What needs to be done: Restate the full listing word for word and leave the pictures out.

Data section:
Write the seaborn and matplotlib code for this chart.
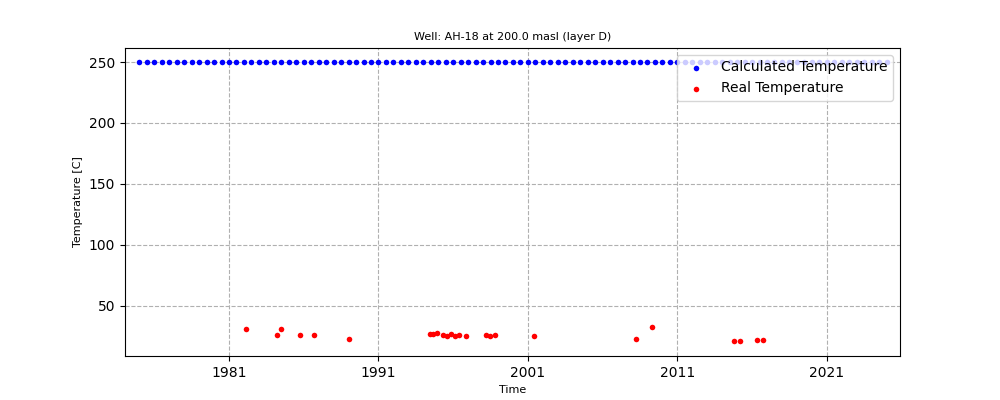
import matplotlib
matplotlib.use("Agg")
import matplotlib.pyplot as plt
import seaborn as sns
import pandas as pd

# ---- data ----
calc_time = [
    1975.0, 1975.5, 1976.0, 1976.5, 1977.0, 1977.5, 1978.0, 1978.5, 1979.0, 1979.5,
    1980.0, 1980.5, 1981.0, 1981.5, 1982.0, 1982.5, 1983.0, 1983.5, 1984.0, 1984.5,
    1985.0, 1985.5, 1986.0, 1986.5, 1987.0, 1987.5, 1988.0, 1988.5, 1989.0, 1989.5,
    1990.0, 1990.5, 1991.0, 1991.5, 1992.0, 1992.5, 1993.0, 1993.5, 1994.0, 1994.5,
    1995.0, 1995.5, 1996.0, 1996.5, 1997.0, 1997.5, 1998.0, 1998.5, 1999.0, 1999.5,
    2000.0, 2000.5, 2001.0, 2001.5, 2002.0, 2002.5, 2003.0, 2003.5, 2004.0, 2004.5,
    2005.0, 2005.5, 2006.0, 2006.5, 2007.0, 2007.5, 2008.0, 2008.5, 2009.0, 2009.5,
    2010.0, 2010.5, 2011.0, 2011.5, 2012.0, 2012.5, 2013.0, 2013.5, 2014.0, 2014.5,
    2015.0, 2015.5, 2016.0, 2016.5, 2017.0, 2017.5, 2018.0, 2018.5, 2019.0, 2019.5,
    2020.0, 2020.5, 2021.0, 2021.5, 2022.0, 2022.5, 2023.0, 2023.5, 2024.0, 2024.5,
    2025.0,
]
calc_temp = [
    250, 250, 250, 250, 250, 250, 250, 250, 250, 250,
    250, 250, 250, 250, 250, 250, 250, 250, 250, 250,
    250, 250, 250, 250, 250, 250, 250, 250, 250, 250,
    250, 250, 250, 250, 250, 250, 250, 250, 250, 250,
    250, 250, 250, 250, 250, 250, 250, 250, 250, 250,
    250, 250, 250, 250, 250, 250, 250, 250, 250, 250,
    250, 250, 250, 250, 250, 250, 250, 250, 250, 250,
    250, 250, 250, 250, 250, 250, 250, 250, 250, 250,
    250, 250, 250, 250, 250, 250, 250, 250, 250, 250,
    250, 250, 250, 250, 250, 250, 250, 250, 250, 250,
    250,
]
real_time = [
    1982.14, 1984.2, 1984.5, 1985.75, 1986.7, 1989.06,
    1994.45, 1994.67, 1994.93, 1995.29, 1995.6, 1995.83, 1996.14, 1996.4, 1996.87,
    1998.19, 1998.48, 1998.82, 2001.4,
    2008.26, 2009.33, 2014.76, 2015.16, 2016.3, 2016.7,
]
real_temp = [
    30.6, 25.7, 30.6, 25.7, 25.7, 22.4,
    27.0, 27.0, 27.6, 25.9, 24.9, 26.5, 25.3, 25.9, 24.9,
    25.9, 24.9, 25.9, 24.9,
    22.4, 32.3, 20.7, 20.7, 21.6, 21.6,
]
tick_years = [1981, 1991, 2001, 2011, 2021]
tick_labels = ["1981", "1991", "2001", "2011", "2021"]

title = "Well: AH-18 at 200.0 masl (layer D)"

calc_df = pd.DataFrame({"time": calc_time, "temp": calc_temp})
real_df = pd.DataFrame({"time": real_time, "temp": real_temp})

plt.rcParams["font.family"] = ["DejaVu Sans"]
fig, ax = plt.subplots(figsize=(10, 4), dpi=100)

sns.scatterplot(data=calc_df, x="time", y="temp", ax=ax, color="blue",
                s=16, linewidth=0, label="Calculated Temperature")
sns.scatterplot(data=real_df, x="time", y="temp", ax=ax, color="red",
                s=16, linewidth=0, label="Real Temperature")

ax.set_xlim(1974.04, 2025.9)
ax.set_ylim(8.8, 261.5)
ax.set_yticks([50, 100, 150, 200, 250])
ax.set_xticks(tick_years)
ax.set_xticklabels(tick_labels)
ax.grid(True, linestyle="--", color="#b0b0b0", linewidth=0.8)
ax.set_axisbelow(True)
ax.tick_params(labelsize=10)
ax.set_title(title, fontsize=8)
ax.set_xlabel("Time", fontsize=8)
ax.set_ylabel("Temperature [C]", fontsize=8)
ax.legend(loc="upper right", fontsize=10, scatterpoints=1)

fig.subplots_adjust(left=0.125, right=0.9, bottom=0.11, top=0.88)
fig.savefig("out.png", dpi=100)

Response to this task:
Write the seaborn and matplotlib code for this chart.
import matplotlib
matplotlib.use("Agg")
import matplotlib.pyplot as plt
import seaborn as sns
import pandas as pd

# ---- data ----
calc_time = [
    1975.0, 1975.5, 1976.0, 1976.5, 1977.0, 1977.5, 1978.0, 1978.5, 1979.0, 1979.5,
    1980.0, 1980.5, 1981.0, 1981.5, 1982.0, 1982.5, 1983.0, 1983.5, 1984.0, 1984.5,
    1985.0, 1985.5, 1986.0, 1986.5, 1987.0, 1987.5, 1988.0, 1988.5, 1989.0, 1989.5,
    1990.0, 1990.5, 1991.0, 1991.5, 1992.0, 1992.5, 1993.0, 1993.5, 1994.0, 1994.5,
    1995.0, 1995.5, 1996.0, 1996.5, 1997.0, 1997.5, 1998.0, 1998.5, 1999.0, 1999.5,
    2000.0, 2000.5, 2001.0, 2001.5, 2002.0, 2002.5, 2003.0, 2003.5, 2004.0, 2004.5,
    2005.0, 2005.5, 2006.0, 2006.5, 2007.0, 2007.5, 2008.0, 2008.5, 2009.0, 2009.5,
    2010.0, 2010.5, 2011.0, 2011.5, 2012.0, 2012.5, 2013.0, 2013.5, 2014.0, 2014.5,
    2015.0, 2015.5, 2016.0, 2016.5, 2017.0, 2017.5, 2018.0, 2018.5, 2019.0, 2019.5,
    2020.0, 2020.5, 2021.0, 2021.5, 2022.0, 2022.5, 2023.0, 2023.5, 2024.0, 2024.5,
    2025.0,
]
calc_temp = [
    250, 250, 250, 250, 250, 250, 250, 250, 250, 250,
    250, 250, 250, 250, 250, 250, 250, 250, 250, 250,
    250, 250, 250, 250, 250, 250, 250, 250, 250, 250,
    250, 250, 250, 250, 250, 250, 250, 250, 250, 250,
    250, 250, 250, 250, 250, 250, 250, 250, 250, 250,
    250, 250, 250, 250, 250, 250, 250, 250, 250, 250,
    250, 250, 250, 250, 250, 250, 250, 250, 250, 250,
    250, 250, 250, 250, 250, 250, 250, 250, 250, 250,
    250, 250, 250, 250, 250, 250, 250, 250, 250, 250,
    250, 250, 250, 250, 250, 250, 250, 250, 250, 250,
    250,
]
real_time = [
    1982.14, 1984.2, 1984.5, 1985.75, 1986.7, 1989.06,
    1994.45, 1994.67, 1994.93, 1995.29, 1995.6, 1995.83, 1996.14, 1996.4, 1996.87,
    1998.19, 1998.48, 1998.82, 2001.4,
    2008.26, 2009.33, 2014.76, 2015.16, 2016.3, 2016.7,
]
real_temp = [
    30.6, 25.7, 30.6, 25.7, 25.7, 22.4,
    27.0, 27.0, 27.6, 25.9, 24.9, 26.5, 25.3, 25.9, 24.9,
    25.9, 24.9, 25.9, 24.9,
    22.4, 32.3, 20.7, 20.7, 21.6, 21.6,
]
tick_years = [1981, 1991, 2001, 2011, 2021]
tick_labels = ["1981", "1991", "2001", "2011", "2021"]

title = "Well: AH-18 at 200.0 masl (layer D)"

calc_df = pd.DataFrame({"time": calc_time, "temp": calc_temp})
real_df = pd.DataFrame({"time": real_time, "temp": real_temp})

plt.rcParams["font.family"] = ["DejaVu Sans"]
fig, ax = plt.subplots(figsize=(10, 4), dpi=100)

sns.scatterplot(data=calc_df, x="time", y="temp", ax=ax, color="blue",
                s=16, linewidth=0, label="Calculated Temperature")
sns.scatterplot(data=real_df, x="time", y="temp", ax=ax, color="red",
                s=16, linewidth=0, label="Real Temperature")

ax.set_xlim(1974.04, 2025.9)
ax.set_ylim(8.8, 261.5)
ax.set_yticks([50, 100, 150, 200, 250])
ax.set_xticks(tick_years)
ax.set_xticklabels(tick_labels)
ax.grid(True, linestyle="--", color="#b0b0b0", linewidth=0.8)
ax.set_axisbelow(True)
ax.tick_params(labelsize=10)
ax.set_title(title, fontsize=8)
ax.set_xlabel("Time", fontsize=8)
ax.set_ylabel("Temperature [C]", fontsize=8)
ax.legend(loc="upper right", fontsize=10, scatterpoints=1)

fig.subplots_adjust(left=0.125, right=0.9, bottom=0.11, top=0.88)
fig.savefig("out.png", dpi=100)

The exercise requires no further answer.